Bitcoin Has 3-5 Years to Quantum-Proof Itself, Analysts Say
Bitcoin Has Three to Five Years to Quantum-Proof Itself
Bernstein analysts have placed a three-to-five-year clock on Bitcoin’s exposure to quantum computers, arguing the network itself is not in immediate peril but that certain legacy wallets are. The warning zeroes in on old addresses whose public keys are already visible on-chain, the exact data a sufficiently powerful quantum machine could exploit to derive private keys and drain funds.
Quantum risk has hovered over cryptography since the 1990s, yet only recently have hardware roadmaps shown credible timelines. Bernstein’s view is that today’s quantum machines remain too error-prone and too small to threaten SHA-256 or ECDSA at scale. Still, the analysts flag a narrow attack surface: roughly 25 % of mined supply sits in addresses where the public key has been revealed, mostly untouched coins from Bitcoin’s first decade.
Owners of those coins face a straightforward choice—move funds to newer, quantum-resistant address formats or accept a growing tail risk. Exchanges and custodians, already under regulatory scrutiny for cold-storage practices, may soon be asked to demonstrate quantum-safe migration plans. Meanwhile, developers watching post-quantum signature schemes such as lattice-based or hash-based alternatives now have a clearer mandate and timeline.
What This Means for Crypto
Quantum computing is often dismissed as science fiction by traders, but Bernstein’s framing turns it into a concrete engineering and custody problem rather than an abstract physics debate. The distinction matters: the protocol can be upgraded, yet individual users must actively sweep coins into safer addresses—an operational step many long-dormant whales may ignore until it is too late.
For builders, the alert accelerates research into quantum-resistant signature schemes that can be soft-forked without breaking existing functionality. For institutions, it adds another compliance checkbox alongside AML and travel-rule obligations, raising the cost of holding large cold reserves.
Market Impact and Next Moves
Short-term price reaction is likely muted; quantum threats rarely trigger immediate selling when the timeline is measured in years. Yet any headline that pairs “Bitcoin” and “broken encryption” invites volatility, especially if a headline-grabbing hardware milestone emerges from Google, IBM or a state lab.

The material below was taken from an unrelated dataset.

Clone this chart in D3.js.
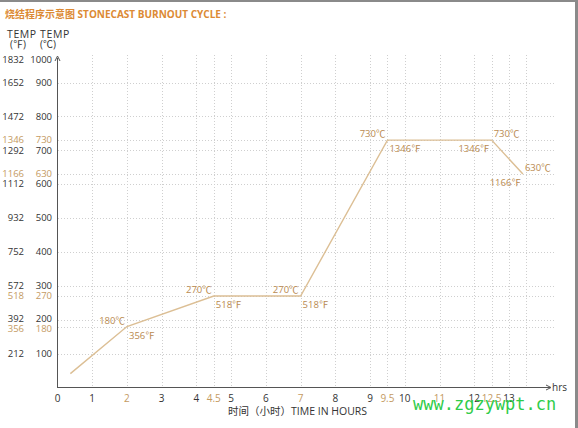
<!DOCTYPE html>
<html><head><meta charset="utf-8">
<script src="https://cdn.jsdelivr.net/npm/d3@7"></script>
<style>
body{margin:0;background:#fff;}
svg{display:block;font-family:"Open Sans","Noto Sans CJK SC",sans-serif;}
</style></head>
<body>
<svg id="c" width="578" height="428"></svg>
<script>
// data
const hours = [0.37, 2, 4.5, 7, 9.5, 12.5, 13.4];
const tempC = [41, 180, 270, 270, 730, 730, 630];
const yTicksC = [1000, 900, 800, 730, 700, 630, 600, 500, 400, 300, 270, 200, 180, 100];
const yTicksF = [1832, 1652, 1472, 1346, 1292, 1166, 1112, 932, 752, 572, 518, 392, 356, 212];
const yHighlight = [730, 630, 270, 180];
const xTicks = [0, 1, 2, 3, 4, 4.5, 5, 6, 7, 8, 9, 9.5, 10, 11, 12, 12.5, 13];
const xHighlight = [2, 4.5, 7, 9.5, 11, 12.5];
const xGridExtra = [13.5];
const annotations = [
  {h: 2, c: 180, t: "180℃", pos: "lt"}, {h: 2, c: 180, t: "356℉", pos: "rb"},
  {h: 4.5, c: 270, t: "270℃", pos: "lt"}, {h: 4.5, c: 270, t: "518℉", pos: "rb"},
  {h: 7, c: 270, t: "270℃", pos: "lt"}, {h: 7, c: 270, t: "518℉", pos: "rb"},
  {h: 9.5, c: 730, t: "730℃", pos: "lt"}, {h: 9.5, c: 730, t: "1346℉", pos: "rb"},
  {h: 12.5, c: 730, t: "730℃", pos: "rt"}, {h: 12.5, c: 730, t: "1346℉", pos: "lb"},
  {h: 13.4, c: 630, t: "630℃", pos: "rt"}, {h: 13.4, c: 630, t: "1166℉", pos: "lb"}
];

const svg = d3.select("#c");
const x = d3.scaleLinear().domain([0, 13]).range([57.5, 509]);
const y = d3.scaleLinear().domain([0, 900, 1000]).range([387.5, 82.5, 60]);
const textCol = "#333", hiCol = "#c49a62", lineCol = "#dcbf95", gridCol = "#cfcfcf";
const annCol = "#b98a4f";
// small label nudges to separate crowded tick labels
const nudge = v => v === 200 ? -1.5 : v === 180 ? 2.5 : 0;

// borders
svg.append("rect").attr("x", 0).attr("y", 0).attr("width", 578).attr("height", 2).attr("fill", "#8a8a8a");
svg.append("rect").attr("x", 575).attr("y", 0).attr("width", 3).attr("height", 428).attr("fill", "#8a8a8a");

// title
svg.append("text").attr("x", 5).attr("y", 18).attr("fill", "#dc8a34")
  .attr("font-size", 10).attr("font-weight", "bold").text("烧结程序示意图 STONECAST BURNOUT CYCLE :");

// headers
svg.append("text").attr("x", 7).attr("y", 38).attr("fill", textCol).attr("font-size", 10.5)
  .attr("letter-spacing", 0.6).text("TEMP TEMP");
svg.append("text").attr("x", 10).attr("y", 48).attr("fill", textCol).attr("font-size", 10).text("(℉)");
svg.append("text").attr("x", 40).attr("y", 48).attr("fill", textCol).attr("font-size", 10).text("(℃)");

// horizontal gridlines
svg.append("g").selectAll("line").data(yTicksC.filter(d => d !== 1000)).join("line")
  .attr("x1", 58).attr("x2", 556).attr("y1", d => Math.round(y(d)) + 0.5).attr("y2", d => Math.round(y(d)) + 0.5)
  .attr("stroke", gridCol).attr("stroke-width", 1).attr("stroke-dasharray", "1,2");

// vertical gridlines
svg.append("g").selectAll("line").data(xTicks.filter(d => d !== 0).concat(xGridExtra)).join("line")
  .attr("x1", d => Math.round(x(d)) + 0.5).attr("x2", d => Math.round(x(d)) + 0.5)
  .attr("y1", 55).attr("y2", 387)
  .attr("stroke", gridCol).attr("stroke-width", 1).attr("stroke-dasharray", "1,2");

// y labels
const yl = svg.append("g").attr("font-size", 9.5);
yl.selectAll("text.c").data(yTicksC).join("text").attr("class", "c")
  .attr("x", 52).attr("y", d => y(d) + nudge(d)).attr("dy", "0.35em").attr("text-anchor", "end")
  .attr("fill", d => yHighlight.includes(d) ? hiCol : textCol).text(d => d);
yl.selectAll("text.f").data(yTicksF).join("text").attr("class", "f")
  .attr("x", 24).attr("y", (d, i) => y(yTicksC[i]) + nudge(yTicksC[i])).attr("dy", "0.35em").attr("text-anchor", "end")
  .attr("fill", (d, i) => yHighlight.includes(yTicksC[i]) ? hiCol : textCol).text(d => d);

// x labels
svg.append("g").attr("font-size", 10).selectAll("text").data(xTicks).join("text")
  .attr("x", d => x(d)).attr("y", 402).attr("text-anchor", "middle")
  .attr("fill", d => xHighlight.includes(d) ? hiCol : textCol).text(d => d);

// axes
const axCol = "#555";
svg.append("line").attr("x1", 57.5).attr("x2", 57.5).attr("y1", 58).attr("y2", 387.5).attr("stroke", axCol).attr("stroke-width", 1);
svg.append("line").attr("x1", 57).attr("x2", 550).attr("y1", 387.5).attr("y2", 387.5).attr("stroke", axCol).attr("stroke-width", 1);
svg.append("path").attr("d", "M55,61 L57.5,56 L60,61").attr("fill", "none").attr("stroke", axCol);
svg.append("path").attr("d", "M546,385 L551,387.5 L546,390").attr("fill", "none").attr("stroke", axCol);
svg.append("text").attr("x", 552).attr("y", 391).attr("font-size", 10).attr("fill", textCol).text("hrs");

// x axis title
svg.append("text").attr("x", 228).attr("y", 415).attr("font-size", 10.5).attr("fill", textCol)
  .text("时间（小时）TIME IN HOURS");

// curve
svg.append("path").datum(hours.map((h, i) => [h, tempC[i]]))
  .attr("d", d3.line().x(d => x(d[0])).y(d => y(d[1])))
  .attr("fill", "none").attr("stroke", lineCol).attr("stroke-width", 1.4);

// annotations
svg.append("g").attr("font-size", 9.5).attr("fill", annCol).selectAll("text").data(annotations).join("text")
  .attr("x", d => x(d.h) + (d.pos[0] === "l" ? -2 : 2))
  .attr("y", d => y(d.c) + (d.pos[1] === "t" ? -3 : 12))
  .attr("text-anchor", d => d.pos[0] === "l" ? "end" : "start")
  .text(d => d.t);

// watermark
svg.append("text").attr("x", 413).attr("y", 410).attr("font-family", "DejaVu Sans Mono, monospace")
  .attr("font-size", 17).attr("fill", "#2fcc4a").text("www.zgzywpt.cn");
</script>
</body></html>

The real risk sits with liquidity: if large clusters of old coins are suddenly deemed vulnerable, exchanges could see withdrawal spikes or, conversely, trapped supply if users panic and broadcast keys. On the opportunity side, projects touting post-quantum cryptography or quantum-safe multisig tooling may attract fresh developer mindshare and, eventually, capital.
Bitcoin’s three-to-five-year runway is a reminder that security assumptions must be maintained, not merely inherited.